Challenge: Repeat the material verbatim and drop the pictures.
** Begin Given information **
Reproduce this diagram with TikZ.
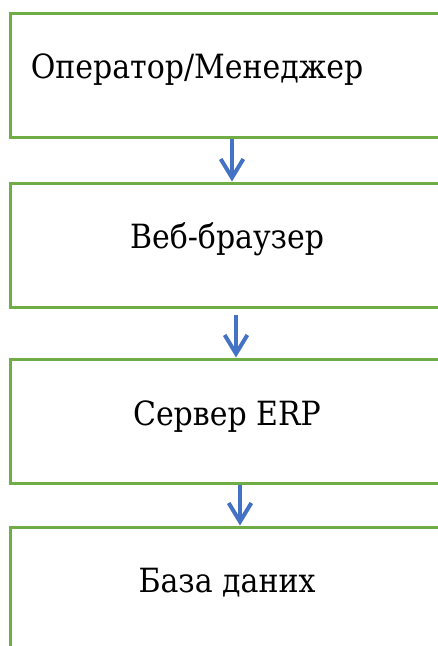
\documentclass[tikz,border=0pt]{standalone}
\usepackage{fontspec}
\IfFontExistsTF{DejaVu Serif Condensed}
  {\newfontfamily\timesish{DejaVu Serif Condensed}}
  {\newfontfamily\timesish[FakeStretch=0.9]{DejaVu Serif}}
\usepackage{tikz}
\usetikzlibrary{arrows.meta,positioning,calc}
\definecolor{leaf}{HTML}{70AD47}
\definecolor{flow}{HTML}{4472C4}

\begin{document}
\begin{tikzpicture}[x=0.75pt,y=-0.75pt,font=\timesish\fontsize{25}{30}\selectfont]
\tikzset{tier/.style={draw=leaf,line width=2.25pt,minimum width=325.5pt,minimum height=93pt,inner sep=0pt}, caption/.style={anchor=base,inner sep=0pt}, hop/.style={draw=flow,line width=3pt,-{Straight Barb[length=14pt,width=17pt,line width=3pt]}}}
\useasboundingbox (0,0) rectangle (438,646);
\clip (0,0) rectangle (438,646);
\node[tier] (op) at (227,75) {};
\node[tier] (web) at (227,245) {};
\node[tier] (erp) at (227,421) {};
\node[tier,minimum height=120pt] (db) at (227,607) {};
% captions sit on a common baseline just below each box centre
\node[caption,anchor=base west] (opt) at ($(op.west)+(22,3)$) {Оператор/Менеджер};
\node[caption] (webt) at ($(web.center)+(0,3)$) {Веб-браузер};
\node[caption] (erpt) at ($(erp.center)+(0,4)$) {Сервер ERP};
\node[caption] (dbt) at ($(db.center)+(0,-15)$) {База даних};
\coordinate (a1) at ($(op.south)+(5,0)$);
\coordinate (a2) at ($(web.south)+(9,6)$);
\coordinate (a3) at ($(erp.south)+(13,0)$);
\draw[hop] (a1) -- (a1 |- web.north);
\draw[hop] (a2) -- (a2 |- erp.north);
\draw[hop] (a3) -- (a3 |- db.north);
\end{tikzpicture}
\end{document}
** End Given information **
Result of this task:
Reproduce this diagram with TikZ.
\documentclass[tikz,border=0pt]{standalone}
\usepackage{fontspec}
\IfFontExistsTF{DejaVu Serif Condensed}
  {\newfontfamily\timesish{DejaVu Serif Condensed}}
  {\newfontfamily\timesish[FakeStretch=0.9]{DejaVu Serif}}
\usepackage{tikz}
\usetikzlibrary{arrows.meta,positioning,calc}
\definecolor{leaf}{HTML}{70AD47}
\definecolor{flow}{HTML}{4472C4}

\begin{document}
\begin{tikzpicture}[x=0.75pt,y=-0.75pt,font=\timesish\fontsize{25}{30}\selectfont]
\tikzset{tier/.style={draw=leaf,line width=2.25pt,minimum width=325.5pt,minimum height=93pt,inner sep=0pt}, caption/.style={anchor=base,inner sep=0pt}, hop/.style={draw=flow,line width=3pt,-{Straight Barb[length=14pt,width=17pt,line width=3pt]}}}
\useasboundingbox (0,0) rectangle (438,646);
\clip (0,0) rectangle (438,646);
\node[tier] (op) at (227,75) {};
\node[tier] (web) at (227,245) {};
\node[tier] (erp) at (227,421) {};
\node[tier,minimum height=120pt] (db) at (227,607) {};
% captions sit on a common baseline just below each box centre
\node[caption,anchor=base west] (opt) at ($(op.west)+(22,3)$) {Оператор/Менеджер};
\node[caption] (webt) at ($(web.center)+(0,3)$) {Веб-браузер};
\node[caption] (erpt) at ($(erp.center)+(0,4)$) {Сервер ERP};
\node[caption] (dbt) at ($(db.center)+(0,-15)$) {База даних};
\coordinate (a1) at ($(op.south)+(5,0)$);
\coordinate (a2) at ($(web.south)+(9,6)$);
\coordinate (a3) at ($(erp.south)+(13,0)$);
\draw[hop] (a1) -- (a1 |- web.north);
\draw[hop] (a2) -- (a2 |- erp.north);
\draw[hop] (a3) -- (a3 |- db.north);
\end{tikzpicture}
\end{document}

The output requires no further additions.